What a beautiful sight it was! Nestling in the hollow between two great white blows of quartz, this little pool of crystal-clear water, filled evidently by a little gully falling over a steep ledge of quartz beyond, presented no doubt a pretty picture after the rains. A soakage it must be, for no open rock-hole could hold water in such terrible heat; and its clearness would suggest the possibility of an underlying spring. A popular drinking-place this, frequented by birds of all kinds, crows, hawks, pigeons, galahs, wee-jugglers, and the ubiquitous diamond-sparrows. During the night we could hear wallabies hopping along, but were too worn out to sit up to shoot them. Though our sufferings had not been great, we had had a “bit of a doing.”
One day’s rest, occupied in various mendings of clothes, boots, and saddles, and we were off again to the north, cutting the track as expected, and presently found ourselves at the newly established mining camp of Lawlers, prettily situated on the banks of a gum-creek, with a copious supply of water in wells sunk in its bed. A great advantage that the northern fields have over those further south is the occurrence of numerous creeks, sometimes traceable for over thirty miles, in all of which an abundance of fresh water can be obtained by sinking at depths varying from fifteen to fifty feet.

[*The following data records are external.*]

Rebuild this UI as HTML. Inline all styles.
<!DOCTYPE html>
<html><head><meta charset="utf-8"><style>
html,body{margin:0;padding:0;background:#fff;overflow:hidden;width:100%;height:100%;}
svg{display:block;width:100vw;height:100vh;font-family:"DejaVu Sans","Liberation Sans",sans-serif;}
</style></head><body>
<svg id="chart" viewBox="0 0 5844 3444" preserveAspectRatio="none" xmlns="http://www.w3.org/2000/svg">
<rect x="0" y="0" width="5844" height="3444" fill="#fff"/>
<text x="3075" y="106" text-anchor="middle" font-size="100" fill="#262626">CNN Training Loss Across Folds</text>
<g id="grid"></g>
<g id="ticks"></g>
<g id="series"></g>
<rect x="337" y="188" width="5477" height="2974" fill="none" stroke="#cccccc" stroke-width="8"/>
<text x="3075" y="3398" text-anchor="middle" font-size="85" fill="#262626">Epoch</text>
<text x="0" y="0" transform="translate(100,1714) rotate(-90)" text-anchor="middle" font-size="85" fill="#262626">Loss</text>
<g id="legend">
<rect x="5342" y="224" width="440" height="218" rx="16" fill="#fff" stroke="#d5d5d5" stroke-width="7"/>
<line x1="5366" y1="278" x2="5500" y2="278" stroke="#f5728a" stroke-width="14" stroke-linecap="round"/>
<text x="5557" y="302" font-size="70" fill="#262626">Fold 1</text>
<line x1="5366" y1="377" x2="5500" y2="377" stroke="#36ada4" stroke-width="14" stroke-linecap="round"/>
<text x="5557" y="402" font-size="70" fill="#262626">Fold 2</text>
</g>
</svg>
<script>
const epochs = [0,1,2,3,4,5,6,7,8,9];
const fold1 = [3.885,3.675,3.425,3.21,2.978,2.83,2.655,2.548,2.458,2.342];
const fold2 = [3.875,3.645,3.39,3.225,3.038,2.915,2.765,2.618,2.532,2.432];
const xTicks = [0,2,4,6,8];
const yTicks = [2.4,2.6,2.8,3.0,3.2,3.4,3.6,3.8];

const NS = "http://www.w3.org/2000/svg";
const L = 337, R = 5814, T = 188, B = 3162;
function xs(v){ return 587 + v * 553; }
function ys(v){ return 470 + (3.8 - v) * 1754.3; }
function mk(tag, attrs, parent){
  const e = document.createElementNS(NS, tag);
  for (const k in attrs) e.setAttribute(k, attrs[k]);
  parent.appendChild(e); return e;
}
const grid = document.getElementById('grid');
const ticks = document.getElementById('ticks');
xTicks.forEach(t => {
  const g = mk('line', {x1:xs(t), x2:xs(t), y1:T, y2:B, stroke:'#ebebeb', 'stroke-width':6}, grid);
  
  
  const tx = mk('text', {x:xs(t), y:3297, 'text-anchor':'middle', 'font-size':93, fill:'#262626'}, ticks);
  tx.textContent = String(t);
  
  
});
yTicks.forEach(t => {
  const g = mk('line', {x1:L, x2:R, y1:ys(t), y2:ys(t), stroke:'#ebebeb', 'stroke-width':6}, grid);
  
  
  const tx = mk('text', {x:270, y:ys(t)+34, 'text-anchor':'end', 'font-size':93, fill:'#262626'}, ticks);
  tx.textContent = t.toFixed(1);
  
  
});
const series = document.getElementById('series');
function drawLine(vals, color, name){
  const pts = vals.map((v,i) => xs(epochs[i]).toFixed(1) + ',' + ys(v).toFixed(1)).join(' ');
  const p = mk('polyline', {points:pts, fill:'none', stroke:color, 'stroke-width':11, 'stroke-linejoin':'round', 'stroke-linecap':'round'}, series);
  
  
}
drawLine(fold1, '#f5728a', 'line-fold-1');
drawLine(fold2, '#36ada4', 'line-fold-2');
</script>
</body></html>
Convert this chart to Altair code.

Towards the end of their course the well-defined channels, with banks sometimes ten feet high, disappear, giving place to a grassy avenue through the scrub, lightly timbered with cork-bark, and other small trees. It is on such flats as these that the wells are sunk. All creeks find their way into the lakes, though seldom by a discernible channel, breaking and making, as the expression is, until a narrow arm of the lake stretches to meet them. At the most these creeks run “a banker” three times during the year, the water flowing for perhaps three days; after which pools of various sizes remain, to be in their turn dried up by evaporation and soakage. In the dry weather the creeks afford a weird spectacle. Stately white gums (the only timber of any size in these districts), with their silvery bark hanging in dishevelled shreds around the branchless stems, bend ghost-like over an undulating bed of gravel; gravel made up of ironstone pebbles, quartz fragments, and other water-worn debris washed down from the hills at the head of the creeks.
What a marvellous transformation the winter rains cause! It is then that the expert, or journalist, takes his walks abroad; it is then that we read such glowing accounts of rich grass lands, watered by countless creeks, only awaiting the coming of an agriculturist to be turned into smiling farms and fertile fields.